**Goal:**
In the material below, please retype the lines from the very first through the one with "import plotly.graph_objects as go", exactly and without pictures.

______

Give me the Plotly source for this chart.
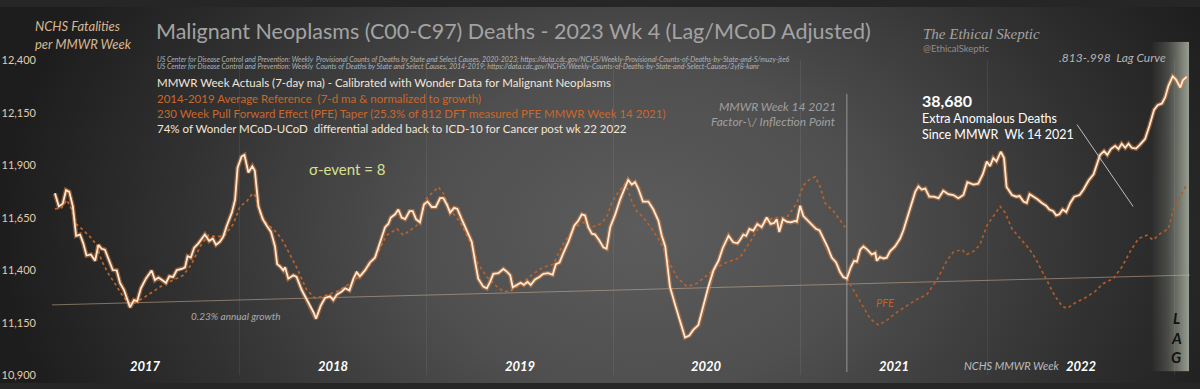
import base64
import plotly.graph_objects as go

# ---------------- data (week index: 0 = MMWR 2017 wk 1) ----------------
act_wk = [0.8,1.9,3.0,3.9,4.8,5.8,6.7,7.8,8.7,9.6,
          10.8,12.0,12.9,13.8,14.7,15.7,16.9,18.0,18.9,20.0,
          20.9,21.7,22.8,23.7,24.7,26.1,27.7,28.6,29.6,31.7,
          32.6,33.7,34.7,36.1,37.0,37.7,38.6,39.5,40.7,42.5,
          43.7,44.7,45.6,46.7,47.6,48.6,50.0,50.9,51.6,52.7,
          53.5,54.6,55.7,56.4,57.4,58.6,59.7,60.9,62.0,62.6,
          63.4,64.3,64.8,65.7,67.1,68.0,69.4,71.3,72.7,73.4,
          74.7,75.9,77.3,78.2,79.2,80.6,81.5,82.7,83.8,84.7,
          85.6,87.0,88.4,89.8,91.2,92.6,93.5,94.2,95.4,96.3,
          97.2,98.2,99.4,100.3,101.2,102.3,103.4,104.4,105.6,106.7,
          107.9,108.8,109.8,110.7,111.8,112.7,113.9,115.3,116.7,117.6,
          118.5,119.9,120.9,121.8,122.7,124.1,125.5,126.6,127.4,128.1,
          129.2,130.3,131.2,132.2,133.1,134.3,135.5,136.6,138.0,139.2,
          140.1,141.1,142.2,143.6,145.2,146.3,147.3,148.2,149.1,150.1,
          151.0,152.1,153.3,154.2,155.2,156.6,157.9,159.1,160.2,161.2,
          162.1,163.0,164.3,165.8,167.2,168.6,169.5,170.5,171.8,173.2,
          174.6,176.0,177.2,178.3,179.7,181.1,182.5,183.9,185.3,186.5,
          188.1,189.4,190.6,191.3,192.2,193.0,193.9,195.0,196.1,197.3,
          198.7,199.8,200.8,201.5,202.2,203.2,204.3,205.4,206.6,207.1,
          208.0,208.9,210.3,211.5,212.4,213.4,214.5,215.6,216.8,218.0,
          219.1,220.0,221.0,222.1,223.0,223.8,224.7,225.6,226.7,227.9,
          228.9,229.3,230.2,231.2,232.1,233.0,234.4,235.8,236.7,237.7,
          239.1,240.0,240.9,241.8,242.8,243.9,245.1,246.5,247.8,249.2,
          250.6,252.0,253.4,254.5,256.2,257.5,258.8,259.9,260.8,261.7,
          262.6,263.8,264.7,265.4,266.9,268.1,269.0,270.1,271.0,271.8,
          272.9,274.0,275.2,276.4,277.3,278.4,279.2,280.1,281.0,282.0,
          283.1,284.2,285.7,286.8,288.2,289.6,290.5,291.4,292.5,293.4,
          294.4,295.6,296.5,297.4,298.4,299.3,300.2,301.4,302.5,303.9,
          305.1,306.4,307.4,308.6,309.5,310.4,311.6,312.5,313.7,314.4,
          315.5]
act_val = [11766,11704,11717,11781,11773,11704,11564,11570,11528,11470,
           11475,11445,11521,11502,11498,11452,11401,11399,11340,11307,
           11261,11223,11258,11253,11314,11360,11399,11353,11365,11340,
           11371,11368,11401,11406,11414,11467,11460,11506,11528,11570,
           11539,11551,11521,11536,11559,11612,11674,11735,11888,11941,
           11949,11865,11895,11873,11704,11643,11612,11582,11513,11429,
           11418,11399,11414,11360,11376,11368,11307,11245,11200,11169,
           11230,11268,11276,11258,11284,11299,11314,11304,11360,11391,
           11371,11399,11437,11460,11528,11605,11620,11651,11666,11689,
           11651,11643,11681,11681,11643,11628,11712,11727,11701,11701,
           11743,11743,11712,11674,11697,11692,11643,11589,11536,11445,
           11360,11322,11314,11345,11383,11386,11406,11391,11376,11319,
           11330,11340,11330,11345,11330,11356,11368,11383,11386,11378,
           11429,11437,11483,11536,11612,11635,11666,11661,11605,11574,
           11570,11544,11509,11502,11605,11666,11735,11789,11830,11808,
           11819,11789,11727,11727,11689,11635,11567,11513,11322,11238,
           11154,11080,11089,11116,11139,11230,11322,11399,11445,11506,
           11564,11533,11528,11544,11570,11564,11597,11589,11620,11605,
           11651,11620,11625,11643,11582,11643,11631,11628,11635,11631,
           11707,11658,11635,11616,11597,11589,11551,11513,11460,11437,
           11391,11368,11360,11414,11445,11441,11498,11513,11498,11475,
           11483,11445,11463,11456,11460,11490,11513,11551,11589,11643,
           11727,11773,11799,11784,11789,11750,11750,11743,11778,11762,
           11758,11743,11758,11819,11808,11812,11857,11918,11895,11934,
           11918,11964,11934,11796,11758,11750,11753,11727,11720,11762,
           11750,11738,11720,11707,11689,11681,11661,11666,11689,11677,
           11720,11750,11758,11784,11827,11857,11903,11949,11967,11949,
           11977,11992,11977,12002,11983,12002,11983,11979,11998,12025,
           12087,12163,12186,12194,12224,12278,12323,12308,12270,12304,
           12321]

ref_wk = [0.8,2.7,4.1,5.5,6.7,8.3,10.6,12.4,13.8,15.7,
          17.5,19.4,21.2,23.1,25.4,28.2,30.9,33.7,36.5,38.8,
          41.2,43.5,45.8,48.1,50.4,52.3,54.1,55.8,56.7,57.8,
          59.7,61.5,62.9,64.3,68.0,70.8,73.1,75.4,79.2,82.9,
          86.6,90.3,93.1,95.9,97.7,99.5,101.9,103.7,105.6,107.4,
          108.8,110.7,113.5,116.2,118.5,120.9,123.7,125.5,127.4,130.1,
          133.8,136.6,139.4,142.2,145.0,147.7,150.1,152.4,154.2,155.6,
          157.5,159.3,160.2,161.2,162.6,164.4,166.8,169.1,171.4,173.7,
          176.5,179.3,182.1,184.8,187.6,191.3,194.1,196.9,200.6,204.3,
          207.1,208.9,210.8,212.2,213.6,214.9,217.3,219.1,220.5]
ref_val = [11692,11697,11735,11689,11620,11597,11559,11521,11445,11383,
           11337,11284,11245,11245,11268,11299,11330,11353,11376,11429,
           11513,11567,11559,11567,11620,11704,11727,11766,11750,11674,
           11620,11597,11570,11536,11414,11307,11268,11276,11299,11337,
           11383,11475,11567,11597,11567,11589,11620,11735,11766,11796,
           11766,11689,11628,11536,11429,11368,11322,11299,11299,11330,
           11383,11414,11429,11528,11597,11628,11605,11620,11651,11720,
           11773,11811,11781,11727,11681,11651,11597,11536,11445,11368,
           11322,11337,11376,11414,11437,11460,11536,11612,11651,11651,
           11720,11804,11834,11845,11796,11720,11681,11635,11605]

pfe_wk = [221.0,222.8,225.2,227.5,229.8,232.1,234.9,237.7,240.4,243.2,
          246.0,248.8,250.6,253.0,254.3,256.2,258.0,259.9,261.7,263.6,
          265.0,266.9,269.2,271.5,273.3,275.2,277.0,278.9,280.8,282.2,
          284.5,287.2,290.0,292.3,295.1,297.4,299.8,302.1,304.4,306.1,
          308.1,310.4,311.8,313.7,315.5]
pfe_val = [11360,11307,11230,11169,11139,11162,11200,11230,11261,11284,
           11353,11445,11487,11498,11475,11490,11521,11612,11658,11704,
           11674,11597,11551,11506,11460,11399,11337,11276,11230,11218,
           11245,11268,11299,11337,11360,11414,11490,11551,11567,11544,
           11574,11597,11689,11750,11808]

base_wk = [0, 316.4]
base_val = [11235, 11377]

years = ["2017", "2018", "2019", "2020", "2021", "2022"]
weeks_per_year = 52
year_start_wk = [i * weeks_per_year for i in range(len(years) + 1)]
year_mid_wk = [i * weeks_per_year + weeks_per_year / 2 for i in range(len(years))]
y_ticks = [10900, 11150, 11400, 11650, 11900, 12150, 12400]
inflection_wk = 4 * weeks_per_year + 13       # MMWR week 14 2021
pointer_wk = [285.0, 300.6]
pointer_val = [12093, 11703]

# ---------------- figure ----------------
W, H = 1200, 389
FONT = "Lato"

def px(x):
    return x / W

def py(y):
    return 1 - y / H

bg_svg = (
    '<svg xmlns="http://www.w3.org/2000/svg" width="1200" height="389" viewBox="0 0 1200 389" preserveAspectRatio="none">'
    '<defs><radialGradient id="g" gradientUnits="userSpaceOnUse" cx="640" cy="230" r="640" '
    'gradientTransform="translate(640 230) scale(1 0.75) translate(-640 -230)">'
    '<stop offset="0" stop-color="#5c5c5c"/><stop offset="0.35" stop-color="#4f4f4f"/>'
    '<stop offset="0.72" stop-color="#313131"/><stop offset="1" stop-color="#1d1d1d"/>'
    '</radialGradient></defs><rect width="1200" height="389" fill="url(#g)"/></svg>'
)
lag_svg = (
    '<svg xmlns="http://www.w3.org/2000/svg" width="40" height="340" viewBox="0 0 40 340" preserveAspectRatio="none">'
    '<defs><linearGradient id="l" x1="0" y1="0" x2="1" y2="0">'
    '<stop offset="0" stop-color="#9aa092" stop-opacity="0"/>'
    '<stop offset="0.45" stop-color="#9aa092" stop-opacity="0.3"/>'
    '<stop offset="1" stop-color="#a2a89a" stop-opacity="0.92"/>'
    '</linearGradient></defs><rect width="40" height="340" fill="url(#l)"/></svg>'
)

def uri(svg):
    return "data:image/svg+xml;base64," + base64.b64encode(svg.encode()).decode()

fig = go.Figure()

fig.add_trace(go.Scatter(x=base_wk, y=base_val, mode="lines",
                         line=dict(color="rgba(205,175,145,0.55)", width=1), hoverinfo="skip"))
fig.add_trace(go.Scatter(x=ref_wk, y=ref_val, mode="lines",
                         line=dict(color="#b9622a", width=1.7, dash="dot"), hoverinfo="skip"))
fig.add_trace(go.Scatter(x=pfe_wk, y=pfe_val, mode="lines",
                         line=dict(color="#b05c28", width=1.7, dash="dot"), hoverinfo="skip"))
fig.add_trace(go.Scatter(x=act_wk, y=act_val, mode="lines",
                         line=dict(color="rgba(225,130,60,0.5)", width=4.5), hoverinfo="skip"))
fig.add_trace(go.Scatter(x=act_wk, y=act_val, mode="lines",
                         line=dict(color="#fde8d4", width=1.8)))

x0, x1 = 52, 1190
y_top, y_bot = 55, 381

fig.update_layout(
    width=W, height=H,
    margin=dict(l=0, r=0, t=0, b=0),
    paper_bgcolor="#262626", plot_bgcolor="rgba(0,0,0,0)",
    showlegend=False,
    xaxis=dict(domain=[px(x0), px(x1)], range=[0, base_wk[1]],
               showticklabels=False, ticks="", showgrid=False,
               zeroline=False, showline=False,
               minor=dict(tickvals=year_start_wk, showgrid=True,
                          gridcolor="rgba(255,255,255,0.07)", gridwidth=1, ticks="")),
    yaxis=dict(domain=[py(y_bot), py(y_top)], range=[y_ticks[0], y_ticks[-1]],
               tickvals=y_ticks, tickformat=",", showgrid=False, zeroline=False, showline=False,
               ticks="", ticklabelstandoff=15,
               tickfont=dict(family=FONT, size=11, color="#e3cbab")),
    images=[
        dict(source=uri(bg_svg), xref="paper", yref="paper", x=0, y=1, sizex=1, sizey=1,
             sizing="stretch", layer="below", xanchor="left", yanchor="top"),
        dict(source=uri(lag_svg), xref="paper", yref="paper", x=px(1151), y=py(36),
             sizex=px(38), sizey=341 / H, sizing="stretch", layer="below",
             xanchor="left", yanchor="top"),
    ],
)

fig.add_shape(type="line", xref="x", yref="y", x0=inflection_wk, x1=inflection_wk,
              y0=10915, y1=12240, line=dict(color="rgba(215,215,215,0.55)", width=1))
fig.add_shape(type="line", xref="x", yref="y", x0=pointer_wk[0], x1=pointer_wk[1],
              y0=pointer_val[0], y1=pointer_val[1], line=dict(color="rgba(225,225,225,0.8)", width=1))

for wk, yr in zip(year_mid_wk, years):
    fig.add_annotation(text=yr, xref="x", yref="paper", x=wk, y=py(371),
                       xanchor="center", yanchor="middle", showarrow=False,
                       font=dict(family=FONT, size=13, color="#ffffff", weight="bold", style="italic"))

def note(text, x, y, size, color, xanchor="left", italic=False, bold=False, family=FONT):
    fig.add_annotation(text=text, xref="paper", yref="paper", x=px(x), y=py(y),
                       xanchor=xanchor, yanchor="middle", showarrow=False,
                       font=dict(family=family, size=size, color=color,
                                 style="italic" if italic else "normal",
                                 weight="bold" if bold else "normal"))

note("NCHS Fatalities", 33, 20, 13, "#d8b792", italic=True)
note("per MMWR Week", 33, 38, 13, "#d8b792", italic=True)
note("Malignant Neoplasms (C00-C97) Deaths - 2023 Wk 4 (Lag/MCoD Adjusted)", 154, 25, 21.5, "#a3a3a3")
note("US Center for Disease Control and Prevention: Weekly  Provisional Counts of Deaths by State and Select Causes, 2020-2023; "
     "https://data.cdc.gov/NCHS/Weekly-Provisional-Counts-of-Deaths-by-State-and-S/muzy-jte6",
     155, 54, 7, "#b3b3b3", italic=True)
note("US Center for Disease Control and Prevention: Weekly  Counts of Deaths by State and Select Causes, 2014-2019; "
     "https://data.cdc.gov/NCHS/Weekly-Counts-of-Deaths-by-State-and-Select-Causes/3yf8-kanr",
     155, 62, 7, "#b3b3b3", italic=True)
note("MMWR Week Actuals (7-day ma) - Calibrated with Wonder Data for Malignant Neoplasms", 155, 78, 11.5, "#f3e6d8")
note("2014-2019 Average Reference  (7-d ma &amp; normalized to growth)", 155, 95, 11.5, "#c9682c")
note("230 Week Pull Forward Effect (PFE) Taper (25.3% of 812 DFT measured PFE MMWR Week 14 2021)", 155, 110, 11.5, "#c9682c")
note("74% of Wonder MCoD-UCoD  differential added back to ICD-10 for Cancer post wk 22 2022", 155, 126, 11.5, "#f3e6d8")
note("σ-event = 8", 307, 168, 15, "#d8e08e")
note("MMWR Week 14 2021", 838, 103, 12, "#a0a0a0", xanchor="right", italic=True)
note("Factor-\\/ Inflection Point", 838, 118, 12, "#a0a0a0", xanchor="right", italic=True)
note("The Ethical Skeptic", 921, 28, 15, "#a3a3a3", italic=True, family="Liberation Serif")
note("@EthicalSkeptic", 921, 43, 9.5, "#8e8e8e")
note(".813-.998  Lag Curve", 1168, 52, 12, "#b5b5b5", xanchor="right", italic=True)
note("38,680", 920, 97, 16, "#ffffff", bold=True)
note("Extra Anomalous Deaths", 920, 115, 12.5, "#ffffff")
note("Since MMWR  Wk 14 2021", 920, 132, 12.5, "#ffffff")
note("0.23% annual growth", 189, 320, 10, "#ababab", italic=True)
note("PFE", 874, 306, 11, "#c0622a", italic=True)
note("NCHS MMWR Week", 962, 371, 11, "#bdbdbd", italic=True)
for i, ch in enumerate("LAG"):
    note(ch, 1176, 322 + 20 * i, 15, "#111111", xanchor="center", italic=True, bold=True)

post = """
var s = document.documentElement.style; s.margin='0'; s.padding='0'; s.overflow='hidden';
var b = document.body.style; b.margin='0'; b.padding='0'; b.overflow='hidden';
var gd = document.getElementById('{plot_id}');
gd.style.position='fixed'; gd.style.left='0px'; gd.style.top='0px';
"""
fig.write_html("out.html", config={"responsive": False, "displayModeBar": False}, post_script=post)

______

**Written reply:**
Give me the Plotly source for this chart.
import base64
import plotly.graph_objects as go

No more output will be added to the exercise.